Внезапно она пришла в сильное раздражение.

– Юра, вам отлично известно, что я не только слышала, но и видела.

– Это… ерунда какая-то! – вдруг выпалил помощник. – Так не бывает, чтобы на одной неделе…

– Так не бывает, но так есть, – отчеканила Инна.

– Да она вчера была жива-здорова!

– А сегодня умерла.

– Вы… верите в это?

Он спросил это таким тоном, что моментально стало ясно, что он сам, Юра Захарчук, не поверил ни единому слову.

Следует быть осторожной, стремительно подумала Инна. Не переиграть. Если никто не верит, значит, и я не должна. Официальные сообщения не предназначены для «причастных». Официальные сообщения – для народа. Для «причастных» – особая «секретная» информация. Она ничуть не правдивей, чем официальные сообщения, но создает ощущение посвящения в тайну, и это ее основная задача.

– Юра, – проникновенно сказала Инна, – конечно же, я не верю. Но мне неизвестны никакие подробности.
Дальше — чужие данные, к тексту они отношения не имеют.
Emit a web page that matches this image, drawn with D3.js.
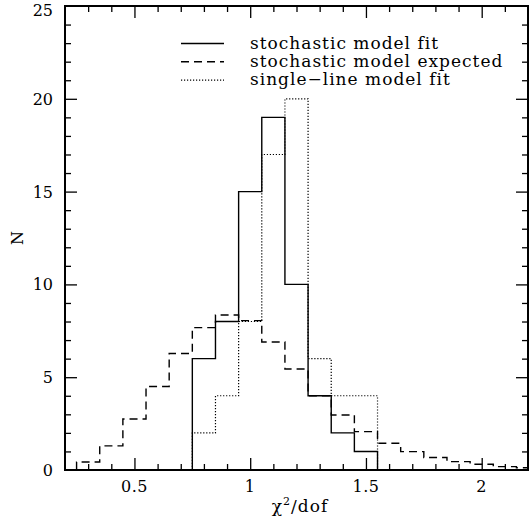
<!DOCTYPE html>
<html>
<head>
<meta charset="utf-8">
<script src="https://cdn.jsdelivr.net/npm/d3@7"></script>
<style>
  body { margin: 0; background: #fff; }
  svg { display: block; }
  text { font-family: "DejaVu Serif", serif; fill: #000; }
</style>
</head>
<body>
<div id="container"></div>
<script>
// Bin edges (chi^2/dof), width 0.1
const fitEdges = [0.75, 0.85, 0.95, 1.05, 1.15, 1.25, 1.35, 1.45, 1.55];
const stochasticFit = [6, 8, 15, 19, 10, 4, 2, 1];
const singleLineFit = [2, 4, 8, 17, 20, 6, 4, 4];

const expectedEdges = [0.25, 0.35, 0.45, 0.55, 0.65, 0.75, 0.85, 0.95, 1.05, 1.15,
  1.25, 1.35, 1.45, 1.55, 1.65, 1.75, 1.85, 1.95, 2.05, 2.15, 2.2];
const stochasticExpected = [0.43, 1.3, 2.75, 4.5, 6.28, 7.67, 8.35, 8.05, 6.9, 5.44,
  4.0, 2.96, 2.07, 1.44, 0.99, 0.67, 0.45, 0.31, 0.18, 0.12];

const xMajor = [0.5, 1, 1.5, 2];
const yMajor = [0, 5, 10, 15, 20, 25];
const legendLabels = ["stochastic model fit", "stochastic model expected", "single\u2212line model fit"];

const W = 529, H = 529;
const svg = d3.select("#container").append("svg")
  .attr("width", W).attr("height", H);

const x = d3.scaleLinear().domain([0.2, 2.2]).range([65, 528]);
const y = d3.scaleLinear().domain([0, 25]).range([470, 6]);

const styles = [
  { dash: null, width: 1.4 },
  { dash: "8,5", width: 1.4 },
  { dash: "1.2,1.8", width: 1.2 }
];

// step outline of a histogram
function stepPoints(edges, counts) {
  const pts = [[edges[0], 0]];
  counts.forEach((c, i) => {
    pts.push([edges[i], c]);
    pts.push([edges[i + 1], c]);
  });
  pts.push([edges[edges.length - 1], 0]);
  return pts;
}
const line = d3.line().x(d => x(d[0])).y(d => y(d[1]));

svg.append("defs").append("clipPath").attr("id", "clip")
  .append("rect").attr("x", 65).attr("y", 6).attr("width", 463).attr("height", 464);

const hist = svg.append("g").attr("clip-path", "url(#clip)");
[[expectedEdges, stochasticExpected, styles[1]],
 [fitEdges, singleLineFit, styles[2]],
 [fitEdges, stochasticFit, styles[0]]].forEach(([e, c, s]) => {
  hist.append("path")
    .attr("d", line(stepPoints(e, c)))
    .attr("fill", "none")
    .attr("stroke", "#000")
    .attr("stroke-width", s.width)
    .attr("stroke-dasharray", s.dash);
});

// axes: all four sides, ticks pointing inward
const xMinor = d3.range(3, 22).map(i => i / 10);
const yMinor = d3.range(1, 25);
function isMajor(v, arr) { return arr.some(m => Math.abs(m - v) < 1e-9); }

svg.append("g").attr("transform", "translate(0,470)")
  .call(d3.axisBottom(x).tickValues(xMinor)
    .tickSize(0).tickFormat(""))
  .call(g => g.select(".domain").remove())
  .call(g => g.selectAll(".tick line").attr("y2", d => isMajor(d, xMajor) ? -12 : -6));
svg.append("g").attr("transform", "translate(0,6)")
  .call(d3.axisTop(x).tickValues(xMinor).tickSize(0).tickFormat(""))
  .call(g => g.select(".domain").remove())
  .call(g => g.selectAll(".tick line").attr("y2", d => isMajor(d, xMajor) ? 12 : 6));
svg.append("g").attr("transform", "translate(65,0)")
  .call(d3.axisLeft(y).tickValues(yMinor).tickSize(0).tickFormat(""))
  .call(g => g.select(".domain").remove())
  .call(g => g.selectAll(".tick line").attr("x2", d => isMajor(d, yMajor) ? 12 : 6));
svg.append("g").attr("transform", "translate(528,0)")
  .call(d3.axisRight(y).tickValues(yMinor).tickSize(0).tickFormat(""))
  .call(g => g.select(".domain").remove())
  .call(g => g.selectAll(".tick line").attr("x2", d => isMajor(d, yMajor) ? -12 : -6));
svg.selectAll(".tick line").attr("stroke", "#000").attr("stroke-width", 1.3);

svg.append("rect")
  .attr("x", 65).attr("y", 6).attr("width", 463).attr("height", 464)
  .attr("fill", "none").attr("stroke", "#000").attr("stroke-width", 2);

// tick labels
svg.selectAll(".xlab").data(xMajor).enter().append("text")
  .attr("x", d => x(d)).attr("y", 492)
  .attr("text-anchor", "middle").attr("font-size", 16)
  .attr("letter-spacing", 0.5)
  .text(d => d);
svg.selectAll(".ylab").data(yMajor).enter().append("text")
  .attr("x", 53).attr("y", d => Math.max(y(d) + 6, 16))
  .attr("text-anchor", "end").attr("font-size", 16)
  .text(d => d);

// axis titles
const xt = svg.append("text").attr("x", 300).attr("y", 512)
  .attr("text-anchor", "middle").attr("font-size", 17)
  .attr("letter-spacing", 1);
xt.append("tspan").text("\u03c7");
xt.append("tspan").attr("font-size", 11).attr("dy", -7).text("2");
xt.append("tspan").attr("dy", 7).text("/dof");

svg.append("text")
  .attr("transform", "translate(23,238) rotate(-90)")
  .attr("text-anchor", "middle").attr("font-size", 16)
  .text("N");

// legend
const legend = svg.append("g");
legendLabels.forEach((lab, i) => {
  const ly = 43.5 + i * 18.3;
  legend.append("line")
    .attr("x1", 181).attr("x2", 224).attr("y1", ly).attr("y2", ly)
    .attr("stroke", "#000").attr("stroke-width", styles[i].width)
    .attr("stroke-dasharray", styles[i].dash);
  legend.append("text")
    .attr("x", 250).attr("y", ly + 5)
    .attr("font-size", 17)
    .attr("letter-spacing", 1)
    .text(lab);
});
</script>
</body>
</html>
А вам?

– Она отравилась, – сообщил Юра и покрутил головой, словно проверял, не подслушивает ли кто. – Еще утром про это говорили. Вроде они ссорились с мужем, и она… из-за чувства вины.

– Какой вины? – уточнила Инна.

– Ну, что довела его до самоубийства.

– Господи, Юра, что вы такое говорите?! Они жили вместе тридцать лет, и на тридцать первый год он решил из-за нее застрелиться?!

Помощник помолчал.

– Так говорят, Инна Васильевна. А еще говорят, что не зря Ястребов в крае появился. Что это он решил себе кресло освободить.

– А вдова собиралась баллотироваться? – уточнила Инна. – Конкуренцию могла составить? И Ястребов ее насильственно отравил?

Она не любила, когда при ней говорили глупости.

– Юр, я хочу вас попросить. Мне нужен список всех печатных изданий, которые зарегистрированы в крае, и московские тоже. И еще хорошо бы какую-нибудь статистику, кто упоминается чаще всех и в какой связи. Нам ведь придется деньги где-то искать. – То, что ей было нужно, не имело никакого отношения к поиску денег на «праздник для народа», но помощнику об этом можно не сообщать. – Сделаете?